Antigone proved itself to be true to the genre of tragedy, far more than I could have expected it to be. Full of fortuitous twists, the emotions this play evoked ranged from surprise to remorse as well as the many unexpected feelings in between. One page led to the next and soon enough I was engrossed in a Greek masterpiece, full of love, hate, vengeance and death. Sophocles managed to engage and enthrall me in countless ways. Perhaps it was the stubborn and strong-willed protagonist or the incredulity of the plot, yet either way this play had me intrigued.
Death, the underlying theme of many tragedies was undeniably present in Antigone. Humanity has always been fascinated with death, it has been feared, studied respected and questioned. Antigone is no exception to humanity. Sophocles’ play exploits the realm of embracing death and fearing it, to wish for death and to dread it. This fascinated me. What happens after we die? I am sure that I am not alone when I say that this question has haunted and intrigued me for many years. The play does not answer that one big question, however it discusses our relationship with the thought of dying. The two main characters Antigone and Creon have opposing views. Antigone, a character that I admire, says, “Die I must, I’ve known it all my life” (p. 81, l.513). Throughout the play she bluntly states that she does not care about death overpowering her, she embraces death, if it means that her brother will receive the burial he deserves. This demonstrates both her view of death and why I admire her as a character. Even if she is put to death as a result of her actions, she is ready to accept responsibility and ready to die. She has a strong sense of self and is willing to risk her life for what she believes in. On the opposing side there is Creon, the man that fears death. In my opinion Creon is a coward, a man who will do anything to avoid pain and loss of power. This fear is subtle and is harder to discern from the text, however it can be seen on page 125 when Creon says, “harbor of death, so choked, so hard to cleanse!-/Why me? Why are you killing me?” (pg. 125). This passage shows the fear in a man who believes his time is up, giving Creon opposite qualities of that of a hero, and illustrating his opposing view to those of Antigone. To me, both of these cases are absolute extremes. Does anyone really want to die? And does anyone really fear death? The answer to these questions, I am sure, would differ dramatically depending on age, health status, mental health, race, religion and culture. But the one thing I cannot help reflecting upon is how these crucial questions are still very much themes in today’s society, and how an author wrote about these timeless topics thousands of years ago?

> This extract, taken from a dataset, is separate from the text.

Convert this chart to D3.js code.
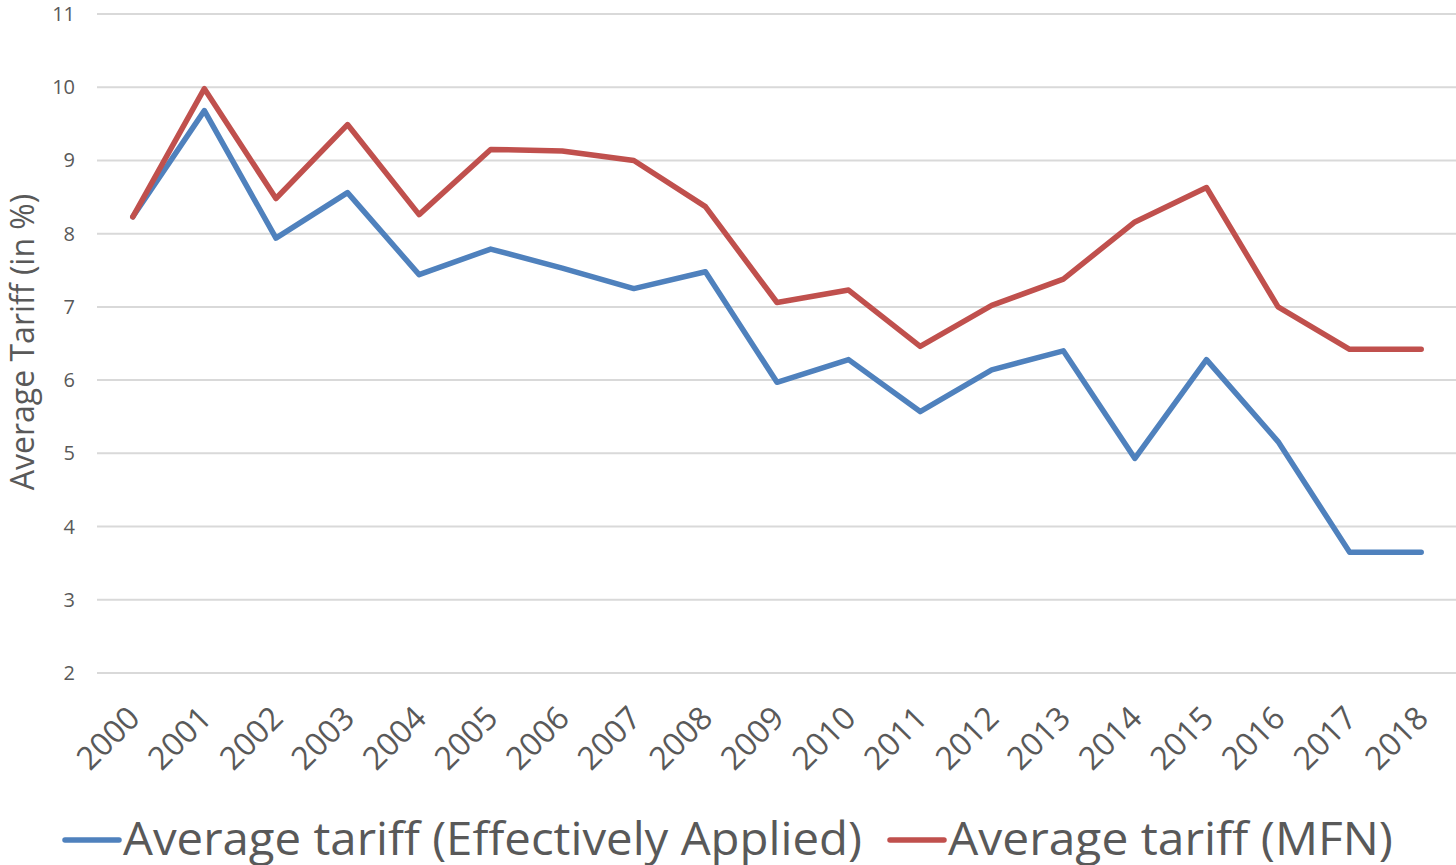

As previously mentioned, I really admire and respect the character Antigone and all she portrayed. As the elder of two siblings and a observative in nature, I’ve noted obvious differences in family dynamics based on the line up. Oldest is typically the well-behaved golden child, middle is the more spontaneous, and the last is the do-no- wrong baby. As the oldest daughter, Antigone not only stepped out of this stereotype, but strayed as far away from it as she could. Suffering death in the eyes of everyone except her, who believed in something so much she invited it in. She also earned my respect when looking at societal norms of this time, between male and female. In the eyes of the majority, including the ruler Creon, Eteocle’s fought back for what he believed in, dying with respect and chivalry. However when Antigone does something she believes in she dies the dishonorable one, why is that? She as a woman, was not expected to lay her life down for anything. Antigone was supposed to be just another obedient, pretty face, such as her younger but more compliant and favored sister Ismene. Only men were respected for dying for their beliefs, and that was shown in this scenario, being viewed as a stupid girl for doing the very same thing as her male peers. To me, Antigone died an honorable death, just as honorable as Eteocles. It may be argued that the protagonist and the tragic hero of the story is Creon, but to me Antigone took the main role.
Antigone was a play filled with issues and topics that are still relevant today, this is why I enjoyed it so much. Every good piece of writing should raise questions. Antigone certainly did. Questions about death and humans relationship with it, questions regarding the position of a women as a gender and questions about fate and its inescapability. Was Antigone really the one making the decisions or was it all the work of the gods?